Friday, March 5, 2010

Thinking About Bankruptcy? A List Of Dont's Pt. 2


By Mallory McGuinness-Hickey

Don't repay family members. The thing is that they can't be treated different than other creditors. Under the law, relatives have the same exact legal status as every other creditor that you owe. Thus, relatives can't be treated differently than all of the other places. I know that stinks, however it's the law.

Don't liquidate your retirement account! They are generally exempt property under the law regardless of what chapter you file, so it's unnecessary to do this. Some people liquidate and still owe giant amounts of debt, and if you withdraw these funds early that means you are liable for taxes and penalties which might not be discharged in the bankruptcy.

Do not transfer property out of your name before you file for bankruptcy. This action can be undone if a fair price is not received, or if it were made with intentions to defraud, delay, or hinder a creditor. Friends and relatives also fall into this category.
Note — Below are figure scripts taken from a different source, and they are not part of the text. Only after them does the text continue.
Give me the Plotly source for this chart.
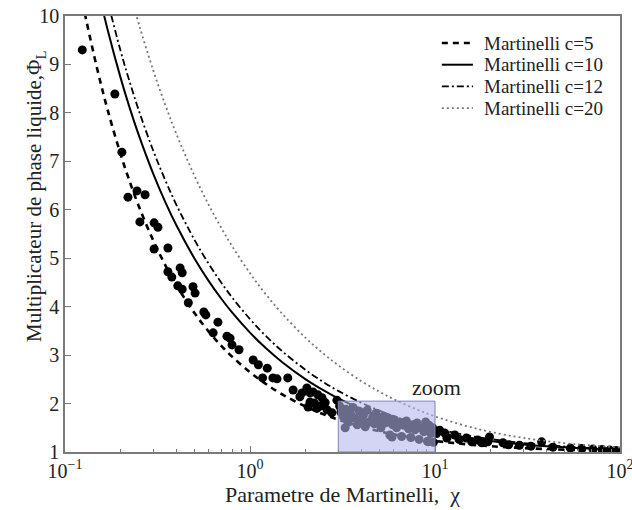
import plotly.graph_objects as go

# Martinelli parameter sample points and model curves Phi_L for each c
chi_curve = [0.1, 0.12, 0.13, 0.15, 0.17, 0.2, 0.22, 0.25, 0.3, 0.35, 0.4, 0.5, 0.6, 0.7, 0.8,
             1, 1.2, 1.5, 2, 2.5, 3, 4, 5, 6, 8, 10, 15, 20, 30, 50, 70, 100]
phi_c5 = [12.29, 10.59, 9.931, 8.876, 8.063, 7.141, 6.663, 6.083, 5.364, 4.843, 4.444, 3.873, 3.480, 3.191, 2.969,
          2.646, 2.421, 2.186, 1.936, 1.778, 1.667, 1.521, 1.428, 1.364, 1.281, 1.229, 1.157, 1.119, 1.081, 1.049, 1.035, 1.025]
phi_c10 = [14.18, 12.40, 11.71, 10.59, 9.717, 8.718, 8.192, 7.550, 6.741, 6.143, 5.679, 5.000, 4.522, 4.163, 3.881,
           3.464, 3.167, 2.848, 2.500, 2.272, 2.108, 1.887, 1.744, 1.641, 1.505, 1.418, 1.293, 1.226, 1.155, 1.096, 1.069, 1.049]
phi_c12 = [14.87, 13.05, 12.35, 11.20, 10.31, 9.274, 8.730, 8.062, 7.219, 6.592, 6.103, 5.385, 4.876, 4.493, 4.191,
           3.742, 3.420, 3.073, 2.693, 2.441, 2.261, 2.016, 1.855, 1.740, 1.586, 1.487, 1.343, 1.266, 1.184, 1.114, 1.082, 1.058]
phi_c20 = [17.35, 15.40, 14.63, 13.37, 12.38, 11.22, 10.61, 9.849, 8.876, 8.143, 7.566, 6.708, 6.092, 5.623, 5.250,
           4.690, 4.285, 3.844, 3.354, 3.027, 2.789, 2.462, 2.245, 2.088, 1.875, 1.735, 1.529, 1.415, 1.291, 1.183, 1.134, 1.095]

# Experimental points
chi_exp = [0.124, 0.186, 0.203, 0.219, 0.245, 0.271, 0.254, 0.303, 0.318, 0.303, 0.360, 0.360, 0.378, 0.419, 0.430,
           0.407, 0.430, 0.492, 0.505, 0.464, 0.563, 0.577, 0.671, 0.632, 0.751, 0.78, 0.80, 0.872, 1.04, 1.11,
           1.24, 1.17, 1.33, 1.40, 1.60, 1.71, 1.86, 1.91, 2.03, 2.11, 2.19, 2.33, 2.45, 2.11, 2.06, 2.23, 2.61,
           2.77, 2.95, 2.4, 2.55, 2.3,
           3.05, 3.1, 3.2, 3.3, 3.4, 3.5, 3.6, 3.7, 3.8, 3.9, 4.0, 4.1, 4.2, 4.3, 4.4, 4.6, 4.7, 4.8, 5.0, 5.1,
           5.3, 5.4, 5.6, 5.7, 5.9, 6.0, 6.2, 6.4, 6.6, 6.8, 7.0, 7.2, 7.4, 7.6, 7.8, 8.0, 8.2, 8.4, 8.7, 8.9,
           9.1, 9.3, 9.5, 9.7, 9.8, 3.27, 5.86, 9.2,
           10.2, 10.6, 11.3, 11.6, 12.8, 13.5, 14.8, 15.8, 17.0, 17.9, 19.7, 19.3, 23.3, 25, 28.6, 33, 37.7,
           43.4, 53.9, 62, 71.4, 80, 88, 95]
phi_exp = [9.30, 8.39, 7.19, 6.26, 6.39, 6.31, 5.75, 5.73, 5.64, 5.19, 5.21, 4.72, 4.61, 4.80, 4.70,
           4.43, 4.36, 4.41, 4.28, 4.08, 3.89, 3.83, 3.68, 3.46, 3.39, 3.35, 3.21, 3.11, 2.90, 2.80,
           2.73, 2.53, 2.53, 2.51, 2.53, 2.28, 2.14, 2.22, 2.32, 2.22, 2.24, 2.18, 2.12, 2.03, 1.93, 2.01, 1.87,
           1.81, 2.07, 1.95, 2.02, 1.90,
           1.95, 1.82, 1.72, 1.88, 1.62, 1.78, 1.92, 1.70, 1.56, 1.84, 1.66, 1.76, 1.52, 1.86, 1.62, 1.72, 1.58, 1.80, 1.66, 1.50,
           1.74, 1.60, 1.70, 1.35, 1.56, 1.66, 1.50, 1.62, 1.32, 1.55, 1.64, 1.48, 1.30, 1.56, 1.46, 1.60, 1.26, 1.50, 1.42, 1.62,
           1.22, 1.55, 1.38, 1.50, 1.20, 1.50, 1.31, 1.21,
           1.38, 1.45, 1.39, 1.29, 1.35, 1.26, 1.29, 1.21, 1.25, 1.19, 1.31, 1.21, 1.19, 1.15, 1.14, 1.12, 1.21,
           1.10, 1.08, 1.07, 1.06, 1.05, 1.04, 1.03]

zoom_x = [3.0, 10.0]
zoom_y = [1.0, 2.05]

xtick_vals = [0.1, 1, 10, 100]
xtick_text = ["10<sup>−1</sup>", "10<sup>0</sup>", "10<sup>1</sup>", "10<sup>2</sup>"]
minor_vals = [0.2, 0.3, 0.4, 0.5, 0.6, 0.7, 0.8, 0.9, 2, 3, 4, 5, 6, 7, 8, 9, 20, 30, 40, 50, 60, 70, 80, 90]

legend_labels = ["Martinelli c=5", "Martinelli c=10", "Martinelli c=12", "Martinelli c=20"]

FONT = "Liberation Serif, Times New Roman, serif"

styles = [
    dict(color="black", width=2.6, dash="6px,5px"),
    dict(color="black", width=2.0),
    dict(color="black", width=1.8, dash="7px,3px,2px,3px"),
    dict(color="#777777", width=1.8, dash="2px,3px"),
]
curves = [phi_c5, phi_c10, phi_c12, phi_c20]

fig = go.Figure()
fig.add_trace(go.Scatter(x=chi_exp, y=phi_exp, mode="markers", showlegend=False,
                         marker=dict(color="black", size=9, line=dict(width=0))))
for name, ys, st in zip(legend_labels, curves, styles):
    fig.add_trace(go.Scatter(x=chi_curve, y=ys, mode="lines", name=name, showlegend=False,
                             line=dict(shape="spline", **st)))

# legend drawn as real text + line samples (compact spacing like the original)
for i, (name, st) in enumerate(zip(legend_labels, styles)):
    yy = 0.938 - i * 0.0497
    fig.add_shape(type="line", xref="paper", yref="paper", x0=0.679, x1=0.735, y0=yy, y1=yy,
                  line=dict(color=st["color"], width=st["width"], dash=st.get("dash", "solid")))
    fig.add_annotation(x=0.751, y=yy, xref="paper", yref="paper", text=name, showarrow=False,
                       xanchor="left", yanchor="middle", font=dict(family=FONT, size=19, color="#222"))

fig.add_shape(type="rect", xref="x", yref="y", x0=zoom_x[0], x1=zoom_x[1], y0=zoom_y[0], y1=zoom_y[1],
              fillcolor="rgba(181,181,238,0.58)", line=dict(color="rgba(130,130,190,1)", width=1), layer="above")
fig.add_annotation(x=1.0105, y=2.33, xref="x", yref="y", text="zoom", showarrow=False,
                   font=dict(family=FONT, size=22, color="#222"))

# y-axis title (placed like the original, slightly above the axis centre)
fig.add_annotation(x=-0.081, y=0.585, xref="paper", yref="paper", textangle=-90, showarrow=False,
                   text="Multiplicateur de phase liquide,Φ<sub>L</sub>",
                   font=dict(family=FONT, size=21, color="#222"))

axis_common = dict(showline=True, linecolor="#7a7a7a", linewidth=1.5, mirror=True,
                   ticks="inside", tickcolor="#7a7a7a", ticklen=6, showgrid=False, zeroline=False,
                   automargin=False, ticklabeloverflow="allow",
                   tickfont=dict(family=FONT, size=20, color="#222"))

fig.update_xaxes(type="log", range=[-1, 2], tickvals=xtick_vals, ticktext=xtick_text,
                 minor=dict(tickvals=minor_vals, ticks="inside", ticklen=3, tickcolor="#7a7a7a"),
                 title=dict(text="Parametre de Martinelli,  χ", font=dict(family=FONT, size=22, color="#222"),
                            standoff=2),
                 **axis_common)
fig.update_yaxes(range=[1, 10], dtick=1, **axis_common)

fig.update_layout(width=632, height=510, margin=dict(l=65, r=12, t=16, b=58, autoexpand=False),
                  plot_bgcolor="white", paper_bgcolor="white", showlegend=False)

fig.write_html("out.html", config={"displayModeBar": False},
               post_script="document.body.style.margin='0';document.body.style.overflow='hidden';"
                           "document.documentElement.style.overflow='hidden';")
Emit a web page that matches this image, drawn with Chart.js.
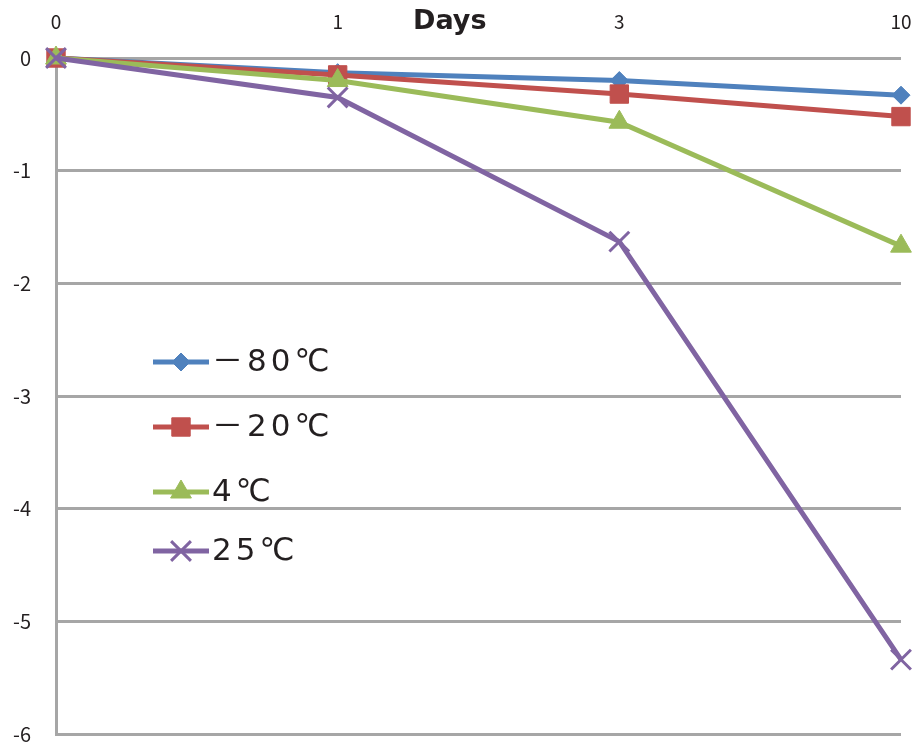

Don't use your equity line of credit to pay off your debts. Under most federal and state laws, you do have the option to claim exemption for the your home equity. That way, you can go through bankruptcy and still be able to have this equity.

So in a nut shell, if you utilize your equity line to pay off debt or take out a second mortgage, you will pretty much be converting debt that would have been discharged in bankruptcy into debt which you will still need to pay so you can keep your house.

And one last do: Always speak to your attorney with honesty and make them fully aware of all of your concerns. Courts take their rules seriously and have the ability to file criminal charges if intention fraud is committed. And even if they don't go that far, they can refuse to discharge a particular debt, or simply dismiss the entire case.